Видимо понимая, что между пациентом и Алиной что-то происходит, вскоре  Владлен Николаевич появился в палате и укоризненно на неё посмотрел. Что ни говори, это был хирург с большой буквы, человек большого мужества и громадной выдержки. Ей казалось, что слабый человек не может сказать, глядя в глаза, срок, отведенный больному Богом. А он сказал, отвечая на Алинин вопрос:
- Полгода, максимум год
- Так мало?
Больше Владлен Николаевич ничего не произнес.
Следующая встреча была неожиданной для всех троих. Через пару недель после того, как Николая выписали из больницы, Владлен Николаевич случайно «столкнулся» на лестничной площадке с курившим Николаем и Алиной. У него захолонуло сердце. Успокоился, лишь, когда узнал, что его бывший пациент, которого он даже сам не только перевязывал, но и возил в перевязочную комнату, находится на плановом лечении по его совету у врача, им же и рекомендованным по просьбе Алины. Сам он только что вернулся из Армении, где занимался восстановлением разрушенного после землетрясения города Спитак. На вопрос Алины, как же он мог забивать гвозди, он, хирург, руки которого ценнее, чем руки музыканта, он ответил: « В тот момент это была наиважнейшая работа». 
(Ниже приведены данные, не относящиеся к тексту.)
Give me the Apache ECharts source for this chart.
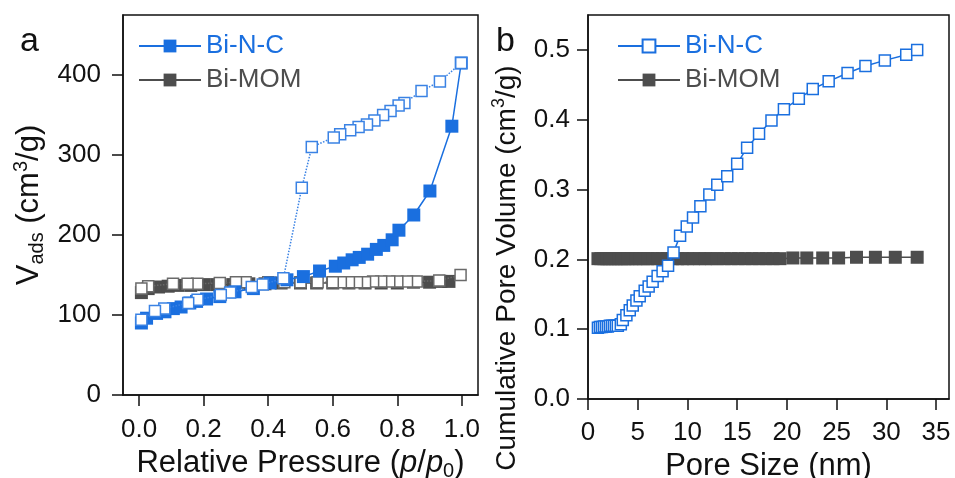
<!DOCTYPE html>
<html>
<head>
<meta charset="utf-8">
<script src="https://cdn.jsdelivr.net/npm/echarts@6/dist/echarts.min.js"></script>
<style>
html,body{margin:0;padding:0;background:#fff;}
#main{width:955px;height:478px;}
</style>
</head>
<body>
<div id="main"></div>
<script>
// panel a: N2 isotherms
var ncAdsX = [0.007,0.023,0.054,0.08,0.106,0.13,0.157,0.178,0.209,0.25,0.297,0.354,0.406,0.458,0.509,0.559,0.608,0.634,0.66,0.682,0.708,0.735,0.758,0.784,0.805,0.851,0.901,0.969,0.998];
var ncAdsY = [90,96,102,104,108,110,115,117,120,123,129,133,140,144,148,155,161,165,169,172,176,182,187,194,206,225,255,336,415];
var ncDesX = [0.998,0.932,0.875,0.822,0.804,0.779,0.756,0.729,0.706,0.68,0.654,0.623,0.603,0.535,0.504,0.447,0.383,0.349,0.282,0.253,0.181,0.152,0.078,0.049,0.007];
var ncDesY = [415,392,380,365,362,355,350,343,338,335,331,326,322,310,259,146,138,135,128,125,119,115,108,105,94];
var momAdsX = [0.007,0.028,0.06,0.09,0.12,0.16,0.2,0.24,0.29,0.34,0.39,0.44,0.5,0.55,0.6,0.65,0.7,0.75,0.8,0.85,0.9,0.935,0.96];
var momAdsY = [128,133,135,136,137,137,138,138,138,139,139,140,140,140,140,140,140,140,140,141,141,142,142];
var momDesX = [0.996,0.93,0.86,0.83,0.8,0.775,0.75,0.725,0.7,0.675,0.65,0.625,0.6,0.553,0.5,0.45,0.4,0.33,0.3,0.25,0.18,0.15,0.105,0.028,0.007];
var momDesY = [150,143,142,142,142,142,142,142,141,141,141,141,141,141,141,141,141,141,141,140,139,139,139,136,133];

// panel b: cumulative pore volume
var ncPoreX = [1.0,1.2,1.4,1.6,1.8,2.0,2.2,2.4,2.6,2.8,3.0,3.3,3.5,3.86,4.2,4.5,4.87,5.2,5.7,6.1,6.5,7.0,7.5,8.05,8.6,9.26,9.93,10.56,11.3,12.2,13.0,14.0,15.0,16.0,17.2,18.45,19.7,21.2,22.6,24.2,26.1,27.9,29.85,32.0,33.1];
var ncPoreY = [0.102,0.103,0.103,0.104,0.104,0.104,0.105,0.105,0.105,0.105,0.105,0.107,0.113,0.12,0.127,0.134,0.141,0.147,0.155,0.161,0.168,0.176,0.183,0.191,0.21,0.234,0.247,0.26,0.276,0.293,0.307,0.319,0.337,0.36,0.38,0.399,0.415,0.43,0.444,0.455,0.467,0.477,0.485,0.493,0.5];
var momPoreX = [1.0,1.3,1.6,1.9,2.2,2.5,2.8,3.1,3.4,3.7,4.0,4.4,4.8,5.2,5.6,6.0,6.5,7.0,7.5,8.0,8.5,9.0,9.5,10.0,10.6,11.2,11.8,12.4,13.0,13.7,14.4,15.1,15.8,16.5,17.2,17.9,18.6,19.3,20.6,22.0,23.6,25.2,27.0,28.9,30.9,33.1];
var momPoreY = [0.201,0.201,0.201,0.201,0.201,0.201,0.201,0.201,0.201,0.201,0.201,0.201,0.201,0.201,0.201,0.201,0.201,0.201,0.201,0.201,0.201,0.201,0.201,0.201,0.201,0.201,0.201,0.201,0.201,0.201,0.201,0.201,0.201,0.201,0.201,0.201,0.201,0.201,0.202,0.202,0.202,0.202,0.203,0.203,0.203,0.203];

// ticks
var ticksAX = [0,0.2,0.4,0.6,0.8,1.0];
var ticksAY = [0,100,200,300,400];
var ticksBX = [0,5,10,15,20,25,30,35];
var ticksBY = [0,0.1,0.2,0.3,0.4,0.5];

var blue = '#1a6fdf';
var grey = '#4d4d4d';
var ink = '#111';
var font = 'Liberation Sans, Arial, sans-serif';

function zip(xs, ys) {
	var out = [];
	for (var i = 0; i < xs.length; i++) out.push([xs[i], ys[i]]);
	return out;
}

function richOf(size) {
	var sub = Math.round(size * 0.65);
	return {
		n: {fontSize: size, lineHeight: size + 5, color: ink, fontFamily: font},
		i: {fontSize: size, lineHeight: size + 5, color: ink, fontFamily: font, fontStyle: 'italic'},
		s: {fontSize: sub, lineHeight: 14, verticalAlign: 'bottom', color: ink, fontFamily: font},
		p: {fontSize: sub, lineHeight: 16, verticalAlign: 'top', color: ink, fontFamily: font}
	};
}

function axisOf(idx, min, max, ticks, fmt, margin) {
	return {
		type: 'value', gridIndex: idx, min: min, max: max,
		splitLine: {show: false},
		axisLine: {onZero: false, lineStyle: {color: ink, width: 1.5}},
		axisTick: {length: 11, customValues: ticks, lineStyle: {color: ink, width: 1.5}},
		axisLabel: {customValues: ticks, formatter: fmt, color: ink, fontSize: 26, fontFamily: font, margin: margin},
		nameLocation: 'middle',
		nameTextStyle: {color: ink, fontFamily: font, rich: richOf(31)}
	};
}

var xa = axisOf(0, -0.05, 1.05, ticksAX, function (v) { return v.toFixed(1); }, 22);
xa.name = '{n|Relative Pressure (}{i|p}{n|/}{i|p}{s|0}{n|)}';
xa.nameGap = 44;
var xb = axisOf(1, 0, 36.3, ticksBX, function (v) { return String(v); }, 21);
xb.name = '{n|Pore Size (nm)}';
xb.nameGap = 42;
var ya = axisOf(0, 0, 475, ticksAY, function (v) { return String(v); }, 22);
ya.name = '{n|V}{s|ads}{n| (cm}{p|3}{n|/g)}';
ya.nameGap = 76;
ya.nameRotate = 90;
var yb = axisOf(1, 0, 0.55, ticksBY, function (v) { return v.toFixed(1); }, 18);

var chart = echarts.init(document.getElementById('main'));

function sq(name, xi, xs, ys, filled, color, size, lineType, z) {
	return {
		name: name, type: 'line', xAxisIndex: xi, yAxisIndex: xi,
		data: zip(xs, ys), symbol: 'rect', symbolSize: size, showAllSymbol: true,
		z: z,
		lineStyle: {color: color, width: 1.5, type: lineType},
		itemStyle: filled ? {color: color, borderColor: color, borderWidth: 0}
		                  : {color: '#fff', borderColor: color, borderWidth: 1.5}
	};
}

var option = {
	backgroundColor: '#fff',
	animation: false,
	grid: [
		{left: 123, top: 15, width: 355, height: 380, show: true, borderColor: ink, borderWidth: 1.5, outerBoundsMode: 'none', containLabel: false},
		{left: 588, top: 15, width: 361, height: 384, show: true, borderColor: ink, borderWidth: 1.5, outerBoundsMode: 'none', containLabel: false}
	],
	xAxis: [xa, xb],
	yAxis: [ya, yb],
	legend: [
		{
			left: 133, top: 28, orient: 'vertical', itemWidth: 62, itemHeight: 16, itemGap: 8,
			textStyle: {fontSize: 26, fontFamily: font},
			formatter: function (n) { return n.split(' (')[0]; },
			data: [{name: 'Bi-N-C (a)', textStyle: {color: blue}}, {name: 'Bi-MOM (a)', textStyle: {color: grey}}]
		},
		{
			left: 612, top: 28, orient: 'vertical', itemWidth: 62, itemHeight: 16, itemGap: 8,
			textStyle: {fontSize: 26, fontFamily: font},
			formatter: function (n) { return n.split(' (')[0]; },
			data: [{name: 'Bi-N-C (b)', textStyle: {color: blue}}, {name: 'Bi-MOM (b)', textStyle: {color: grey}}]
		}
	],
	graphic: [
		{type: 'text', left: 20, top: 25, style: {text: 'a', fontSize: 34, fontFamily: font, fill: ink}},
		{type: 'text', left: 496, top: 25, style: {text: 'b', fontSize: 34, fontFamily: font, fill: ink}},
		// panel b y title sits lower than the axis middle, so it is placed by hand
		{
			type: 'text', x: 507, y: 268, rotation: Math.PI / 2,
			style: {
				text: '{n|Cumulative Pore Volume (cm}{p|3}{n|/g)}',
				rich: richOf(28), align: 'center', verticalAlign: 'middle', fill: ink
			}
		}
	],
	series: [
		sq('Bi-MOM (a)', 0, momAdsX, momAdsY, true, grey, 13, 'solid', 2),
		sq('Bi-MOM des', 0, momDesX, momDesY, false, '#6a6a6a', 11, 'dotted', 3),
		sq('Bi-N-C (a)', 0, ncAdsX, ncAdsY, true, blue, 13, 'solid', 4),
		sq('Bi-N-C des', 0, ncDesX, ncDesY, false, '#3a82e4', 11, 'dotted', 5),
		sq('Bi-MOM (b)', 1, momPoreX, momPoreY, true, grey, 13, 'solid', 2),
		sq('Bi-N-C (b)', 1, ncPoreX, ncPoreY, false, blue, 11, 'solid', 3)
	]
};
chart.setOption(option);
</script>
</body>
</html>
Доктором, которого посоветовал Владлен Николаевич, оказалась дама, очень толковая и знающая. Она была настоящим специалистом своего дела. Принимала больных в полуподвале поликлиники, находившейся в здании на Литейном проспекте, как раз напротив музея Некрасова, чей бюст можно было видеть в садике, прямо из окна небольшого кабинета, где она принимала больных.
Внешне Николай был очень похож на Некрасова, умершего от такого же страшного недуга, что и Николай. Сходство было настолько поразительным, что Николай как-то сказал:
-  Я сам себе напоминаю умирающего Некрасова. 
Алина подумала: «Хорошо, что он не знает истинной болезни поэта».
Лишь много лет спустя ей стало известно, что он - потомок известного поэта. И каждый раз, в Новодевичьем монастыре, проходя мимо кладбища, она смотрела в сторону памятника великого поэта. Ей казалось, что он с укором смотрит на нее, намекая на то, что место Николая здесь, а не на Пулковских высотах.